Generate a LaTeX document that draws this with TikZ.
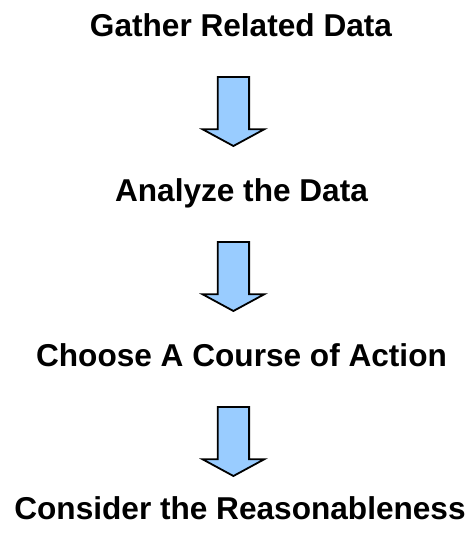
\documentclass[tikz,border=0pt]{standalone}
\usepackage{fontspec}
\setmainfont{Liberation Sans}
\definecolor{arrowfill}{RGB}{153,204,255}
\tikzset{
  steptext/.style={font=\bfseries\fontsize{31.6}{38}\selectfont, anchor=base, inner sep=0pt},
  downarrow/.pic={
    \draw[line width=1.8pt, fill=arrowfill, line join=miter]
      (-15.7,0) -- (15.7,0) -- (15.7,52.3) -- (30.8,52.3)
      -- (0,69) -- (-30.8,52.3) -- (-15.7,52.3) -- cycle;
  }
}
\begin{document}
\begin{tikzpicture}[x=1pt,y=-1pt]
  \useasboundingbox (0,0) rectangle (473,534);
  % step labels
  \node[steptext] (gather)   at (241,36.7)  {Gather Related Data};
  \node[steptext] (analyze)  at (241.5,201.7) {Analyze the Data};
  \node[steptext] (choose)   at (241.5,366.7) {Choose A Course of Action};
  \node[steptext] (consider) at (240,519)   {Consider the Reasonableness};
  % block arrows between the steps
  \coordinate (a1) at (233.4,77);
  \coordinate (a2) at (233.4,242);
  \coordinate (a3) at (233.4,407);
  \pic at (a1) {downarrow};
  \pic at (a2) {downarrow};
  \pic at (a3) {downarrow};
\end{tikzpicture}
\end{document}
+++
## What is required
Copy the listing exactly. Any image in it stays out of the copy.

## Answer to this problem
Generate a LaTeX document that draws this with TikZ.
\documentclass[tikz,border=0pt]{standalone}
\usepackage{fontspec}
\setmainfont{Liberation Sans}
\definecolor{arrowfill}{RGB}{153,204,255}
\tikzset{
  steptext/.style={font=\bfseries\fontsize{31.6}{38}\selectfont, anchor=base, inner sep=0pt},
  downarrow/.pic={
    \draw[line width=1.8pt, fill=arrowfill, line join=miter]
      (-15.7,0) -- (15.7,0) -- (15.7,52.3) -- (30.8,52.3)
      -- (0,69) -- (-30.8,52.3) -- (-15.7,52.3) -- cycle;
  }
}
\begin{document}
\begin{tikzpicture}[x=1pt,y=-1pt]
  \useasboundingbox (0,0) rectangle (473,534);
  % step labels
  \node[steptext] (gather)   at (241,36.7)  {Gather Related Data};
  \node[steptext] (analyze)  at (241.5,201.7) {Analyze the Data};
  \node[steptext] (choose)   at (241.5,366.7) {Choose A Course of Action};
  \node[steptext] (consider) at (240,519)   {Consider the Reasonableness};
  % block arrows between the steps
  \coordinate (a1) at (233.4,77);
  \coordinate (a2) at (233.4,242);
  \coordinate (a3) at (233.4,407);
  \pic at (a1) {downarrow};
  \pic at (a2) {downarrow};
  \pic at (a3) {downarrow};
\end{tikzpicture}
\end{document}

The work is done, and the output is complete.